Mean Accuracy KNN:0.920000
	Std Mean Error KNN:0.027568


4. What feature selection method performs best? Can you explain why?

**Now we will address the problem of analyzing the trade-off between interpretability and prediction accuracy. For this, you are asked to:**

1. Estimate the performance of the nearest neighbor classifier with K=3 as a function of the features used for prediction. Use a 10-times 10-fold cross-validation method and plot the results obtained. That is prediction error vs. the number of features used for prediction. Use the F-score for feature selection. Report results from 1 feature to 200 features. Not all features need to be explored. Use a higher resolution when you are closer to 1 feature.

2. Repeat that process when the feature selection is done externally to the cross-validation loop using all the available data. Include these results in the previous plot.


3. Are the two estimates obtained similar? What are their differences? If they are different try to explain why this is the case.

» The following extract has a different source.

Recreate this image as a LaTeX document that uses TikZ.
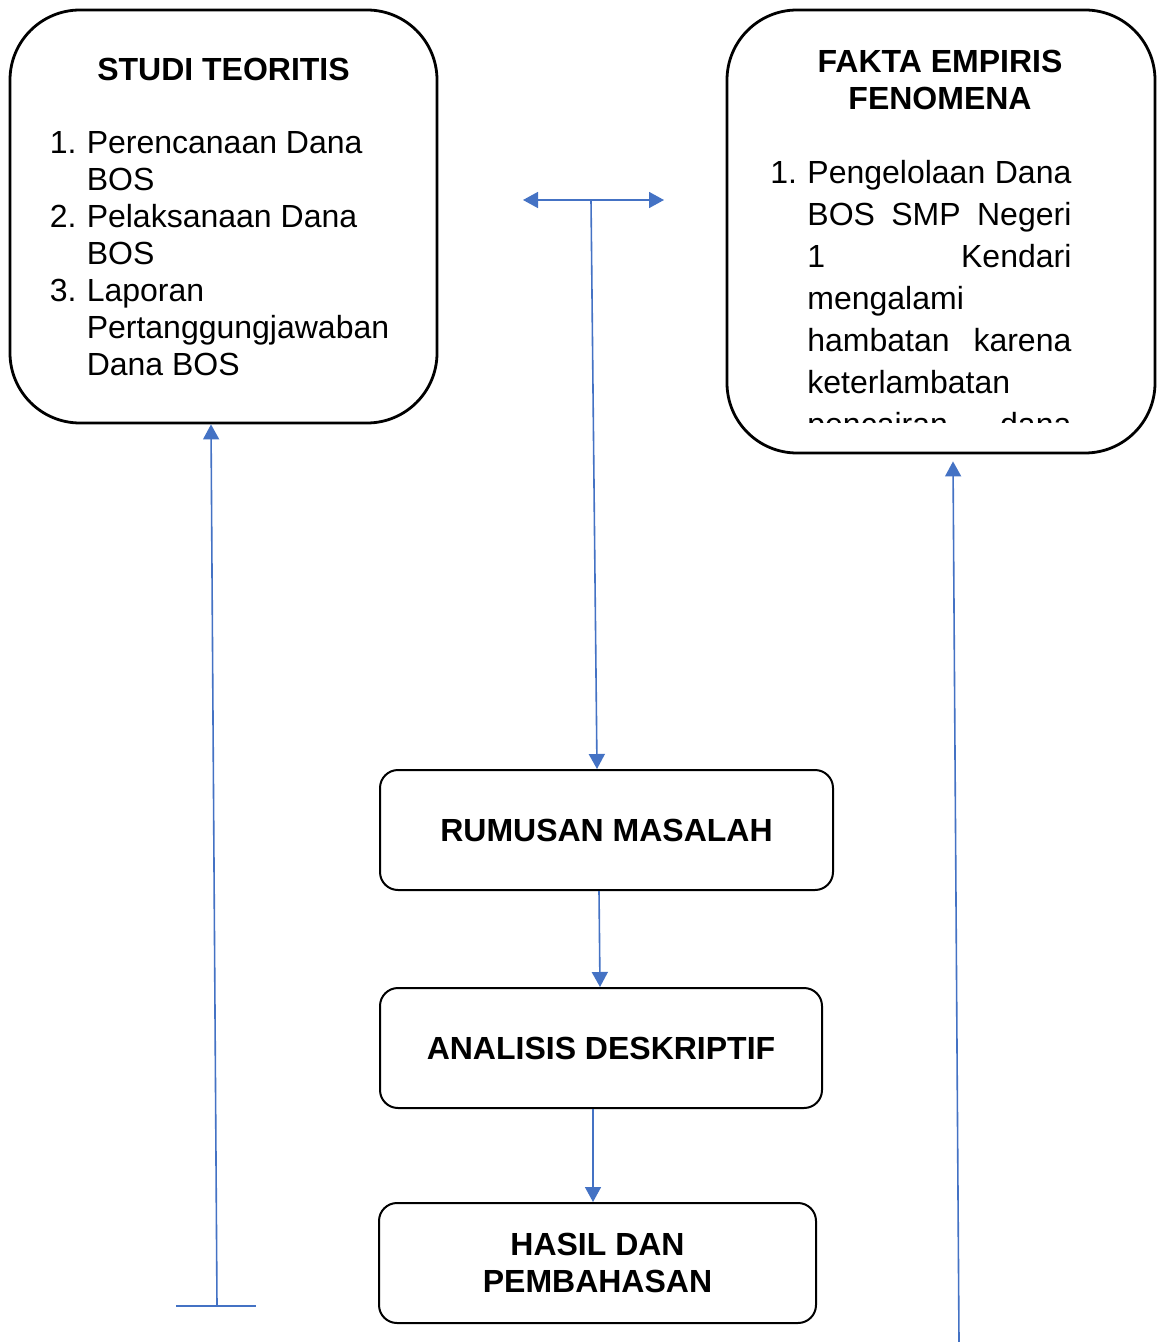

4. By taking a look at these results, what is the optimal number of features to use in this dataset in terms of interpretability vs. prediction error?


5. Given the results obtained in this part of the practical, you are asked to indicate which particular features should be used for prediction on this dataset. Include a list with them. Take a look at the documentation of SelectKBest from scikit-learn to understand how to do this. Use all available data to provide such a list of features.